[Wikipedia-l] Entries getting delete...

Ray Saintonge saintonge at telus.net
Fri Apr 13 07:40:50 UTC 2007


Maury Markowitz wrote:

>>Despite the objections raised from time to time about this, I fail to
>>see the issue. I think it boils down to the generic mistrust of all
>>administrators that certain people who are not administrators seem to
>>harbour.
>>    
>>
>
>I've been a contributer to the wiki for five years and an admin for three or 
>four. I object to this sort of behavor, and it has nothing to do with 
>"generic mistrust of all administrators". 
>
It has everything to do with generic mistrust of administrators because 
it is what creates it.  These people who go ahead and delete things 
following no counsel but there own, and without any effort to correct 
the situation produce an atmosphere where no-one feels certain what an 
admin will delete next.  If we were confident that they were restraining 
themselves to deleting pure vandalism nobody would become concerned.  
Instead their laziness and impatience to have a high quota of deleted 
garbage prevents them from doing minimal searches or trying to start a 
dialogue with the contributor woh was likely acting in good faith.  I 
can't stress enough that it's likely the leading cause of generic 
mistrust of administrators.

>Ok, here's my suggestions:
>
>In cases where tagging may result in an article, or significant portions of 
>it, being removed for reasons other than vandalism or similar, the tagger 
>must:
>
>1) place a note on the editor's talk page saying the article has been tagged
>2) place a note (NOT templated) on the article talk page explaining what the 
>problem is. "failed notability" is not good enough
>
>Any tags placed that fail to meet these can be summarily deleted. If they 
>are not removed, at the admin's leisure, they are _not_actionable_ until 
>someone DOES meet these criterion or does remove them. Additionally, 
>incorrect tags, prods on NPOV or notability for instance, should be 
>summarily removed.
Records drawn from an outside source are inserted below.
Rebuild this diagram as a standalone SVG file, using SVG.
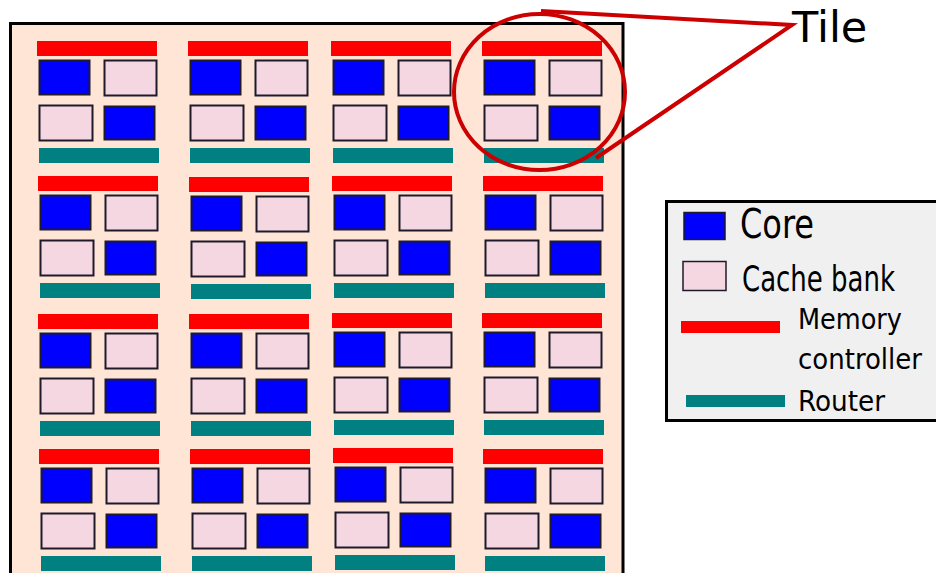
<svg xmlns="http://www.w3.org/2000/svg" xmlns:xlink="http://www.w3.org/1999/xlink" width="936" height="573" viewBox="0 0 936 573">
<style>
.mc{fill:#FF0000}
.rt{fill:#008080}
.core{fill:#0000FF;stroke:#1E1A2A;stroke-width:2}
.cache{fill:#F5D7E2;stroke:#1E1A2A;stroke-width:2}
.lbl{font-family:"DejaVu Sans","Liberation Sans",sans-serif;fill:#000}
.leg{font-family:"DejaVu Sans Condensed","DejaVu Sans","Liberation Sans",sans-serif;fill:#000}
.call{fill:none;stroke:#CC0000;stroke-width:4}
</style>
<defs>
<g id="tileT">
<rect class="mc" x="0" y="0" width="120" height="15"/>
<rect class="core" x="2.5" y="19.5" width="50" height="34"/>
<rect class="cache" x="67.5" y="19.5" width="52" height="35"/>
<rect class="cache" x="2.5" y="64.5" width="53" height="35"/>
<rect class="core" x="67.5" y="65.5" width="50" height="33"/>
<rect class="rt" x="2" y="107" width="120" height="15"/>
</g>
</defs>
<rect id="chip" x="10.5" y="23.5" width="612.5" height="570" fill="#FEE5D6" stroke="#000" stroke-width="3"/>
<g id="tiles">
<g id="tile-1-1"><use xlink:href="#tileT" x="37" y="41"/></g>
<g id="tile-1-2"><use xlink:href="#tileT" x="188" y="41"/></g>
<g id="tile-1-3"><use xlink:href="#tileT" x="331" y="41"/></g>
<g id="tile-1-4"><use xlink:href="#tileT" x="482" y="41"/></g>
<g id="tile-2-1"><use xlink:href="#tileT" x="38" y="176"/></g>
<g id="tile-2-2"><use xlink:href="#tileT" x="189" y="177"/></g>
<g id="tile-2-3"><use xlink:href="#tileT" x="332" y="176"/></g>
<g id="tile-2-4"><use xlink:href="#tileT" x="483" y="176"/></g>
<g id="tile-3-1"><use xlink:href="#tileT" x="38" y="314"/></g>
<g id="tile-3-2"><use xlink:href="#tileT" x="189" y="314"/></g>
<g id="tile-3-3"><use xlink:href="#tileT" x="332" y="313"/></g>
<g id="tile-3-4"><use xlink:href="#tileT" x="482" y="313"/></g>
<g id="tile-4-1"><use xlink:href="#tileT" x="39" y="449"/></g>
<g id="tile-4-2"><use xlink:href="#tileT" x="190" y="449"/></g>
<g id="tile-4-3"><use xlink:href="#tileT" x="333" y="448"/></g>
<g id="tile-4-4"><use xlink:href="#tileT" x="483" y="449"/></g>
</g>
<g id="legend">
<rect x="666.5" y="201.5" width="280" height="219" fill="#F0F0F0" stroke="#000" stroke-width="3"/>
<rect x="684" y="212.5" width="41" height="27" fill="#0000FF" stroke="#1E1A2A" stroke-width="1.5"/>
<text class="leg" x="740" y="238" font-size="40" textLength="74" lengthAdjust="spacingAndGlyphs">Core</text>
<rect x="683" y="261.5" width="43" height="29" fill="#F5D7E2" stroke="#1E1A2A" stroke-width="1.5"/>
<text class="leg" x="742" y="291" font-size="35" textLength="153" lengthAdjust="spacingAndGlyphs">Cache bank</text>
<rect x="681" y="321" width="99" height="12" fill="#FF0000"/>
<text class="leg" x="798" y="329" font-size="28.5" textLength="104" lengthAdjust="spacingAndGlyphs">Memory</text>
<text class="leg" x="798" y="369" font-size="28.5" textLength="124" lengthAdjust="spacingAndGlyphs">controller</text>
<rect x="686" y="395" width="99" height="12" fill="#008080"/>
<text class="leg" x="798" y="410.5" font-size="28.5" textLength="87" lengthAdjust="spacingAndGlyphs">Router</text>
</g>
<g id="callout">
<ellipse class="call" cx="539.5" cy="92" rx="85.5" ry="78"/>
<polyline class="call" points="541,11 792,25 596,158"/>
<text class="lbl" x="792" y="42" font-size="43">Tile</text>
</g>
</svg>
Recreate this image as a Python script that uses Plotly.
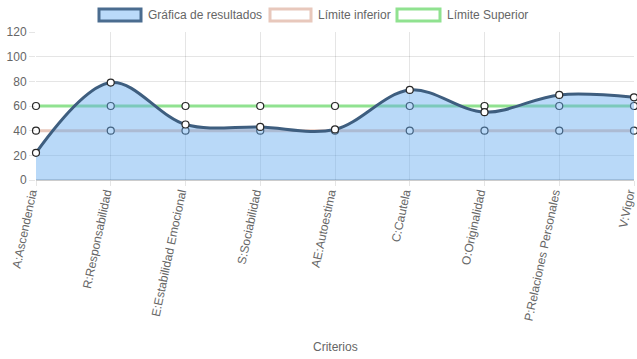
import plotly.graph_objects as go

categories = ["A:Ascendencia", "R:Responsabilidad", "E:Estabilidad Emocional",
              "S:Sociabilidad", "AE:Autoestima", "C:Cautela", "O:Originalidad",
              "P:Relaciones Personales", "V:Vigor"]
resultados = [22, 79, 45, 43, 41, 73, 55, 69, 67]
limite_inferior = [40] * 9
limite_superior = [60] * 9
y_ticks = [0, 20, 40, 60, 80, 100, 120]
x_title = "Criterios"

x = list(range(len(categories)))
font = "Liberation Sans, Arial, Helvetica, sans-serif"
mk = dict(size=7, color="white", line=dict(color="rgb(40,40,40)", width=1.2))

fig = go.Figure()
fig.add_trace(go.Scatter(
    x=x, y=limite_inferior, name="Límite inferior", mode="lines+markers",
    line=dict(color="rgb(232,200,188)", width=3), marker=mk, cliponaxis=False))
fig.add_trace(go.Scatter(
    x=x, y=limite_superior, name="Límite Superior", mode="lines+markers",
    line=dict(color="rgb(144,226,144)", width=3), marker=mk, cliponaxis=False))
fig.add_trace(go.Scatter(
    x=x, y=resultados, name="Gráfica de resultados", mode="lines",
    fill="tozeroy", fillcolor="rgba(100,170,240,0.45)", cliponaxis=False,
    line=dict(color="rgb(62,94,127)", width=3, shape="spline", smoothing=1.0)))
fig.add_trace(go.Scatter(
    x=x, y=resultados, mode="markers", showlegend=False, marker=mk, cliponaxis=False))

L, R, T, B = 36, 3, 32, 179
W, H = 637, 359
pw, ph = W - L - R, H - T - B


def px(xp):
    return (xp - L) / pw


def py(yp):
    return (H - B - yp) / ph


legend_items = [
    (99, 141, "Gráfica de resultados", "rgb(186,218,250)", "rgb(74,108,143)"),
    (270, 311, "Límite inferior", "white", "rgb(232,200,188)"),
    (397, 440, "Límite Superior", "white", "rgb(144,226,144)"),
]
shapes = []
annotations = []
for x0, x1, label, fc, lc in legend_items:
    shapes.append(dict(type="rect", xref="paper", yref="paper",
                       x0=px(x0), x1=px(x1), y0=py(21), y1=py(9),
                       fillcolor=fc, line=dict(color=lc, width=3)))
    annotations.append(dict(xref="paper", yref="paper", x=px(x1 + 5), y=py(15),
                            text=label, showarrow=False, xanchor="left", yanchor="middle",
                            font=dict(family=font, size=12, color="#666")))
annotations.append(dict(xref="paper", yref="paper", x=0.5, y=py(347), text=x_title,
                        showarrow=False, xanchor="center", yanchor="middle",
                        font=dict(family=font, size=12, color="#666")))

fig.update_layout(
    width=W, height=H, margin=dict(l=L, r=R, t=T, b=B),
    paper_bgcolor="white", plot_bgcolor="white", showlegend=False,
    font=dict(family=font, size=12, color="#666"),
    shapes=shapes, annotations=annotations,
    xaxis=dict(range=[0, len(categories) - 1], tickvals=x, ticktext=categories,
               tickangle=-78, showgrid=True, gridcolor="rgba(0,0,0,0.1)",
               ticks="outside", ticklen=5, tickcolor="rgba(0,0,0,0.1)",
               ticklabelstandoff=-5, ticklabelshift=-5, ticklabeloverflow="allow",
               zeroline=False, showline=False, automargin=False,
               tickfont=dict(size=12, color="#666")),
    yaxis=dict(range=[0, 120], tickvals=y_ticks, showgrid=True, automargin=False,
               gridcolor="rgba(0,0,0,0.1)", ticks="outside", ticklen=6,
               tickcolor="rgba(0,0,0,0.1)", zeroline=True, zerolinecolor="rgba(0,0,0,0.2)",
               zerolinewidth=2, showline=False, tickfont=dict(size=12, color="#666")),
)

fig.write_html("out.html", config={"displayModeBar": False},
               post_script="document.body.style.margin='0';document.body.style.overflow='hidden';")
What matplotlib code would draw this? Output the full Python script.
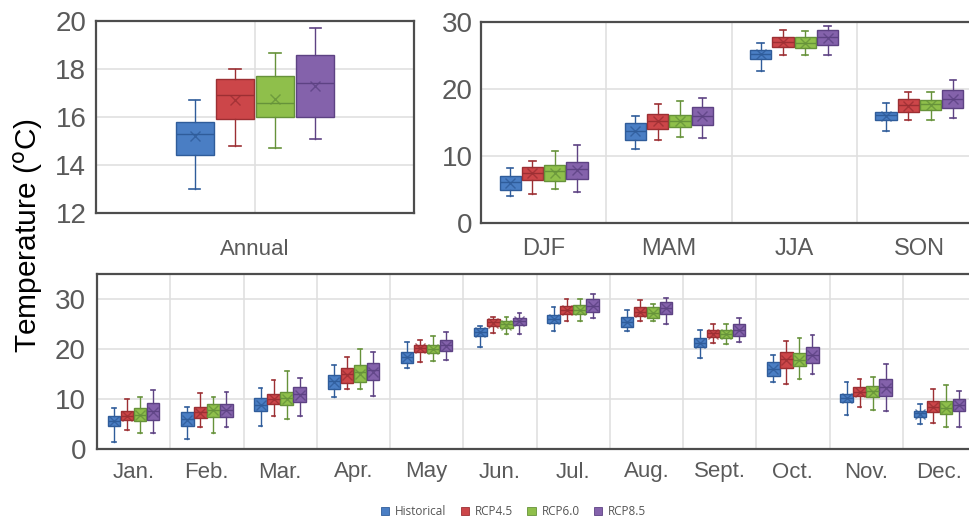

These would fix the vast majority of cases I come across.
>
That sounds good, though it is probably less important when only 
significant portions of an article are deleted.  At least then the 
deleted material is easily available through the article's history.

These lazy admins should be treated in the same way they treat 
contributors.  Persistent refusal to treat users with respect should be 
grounds to initiate a request to de-admin.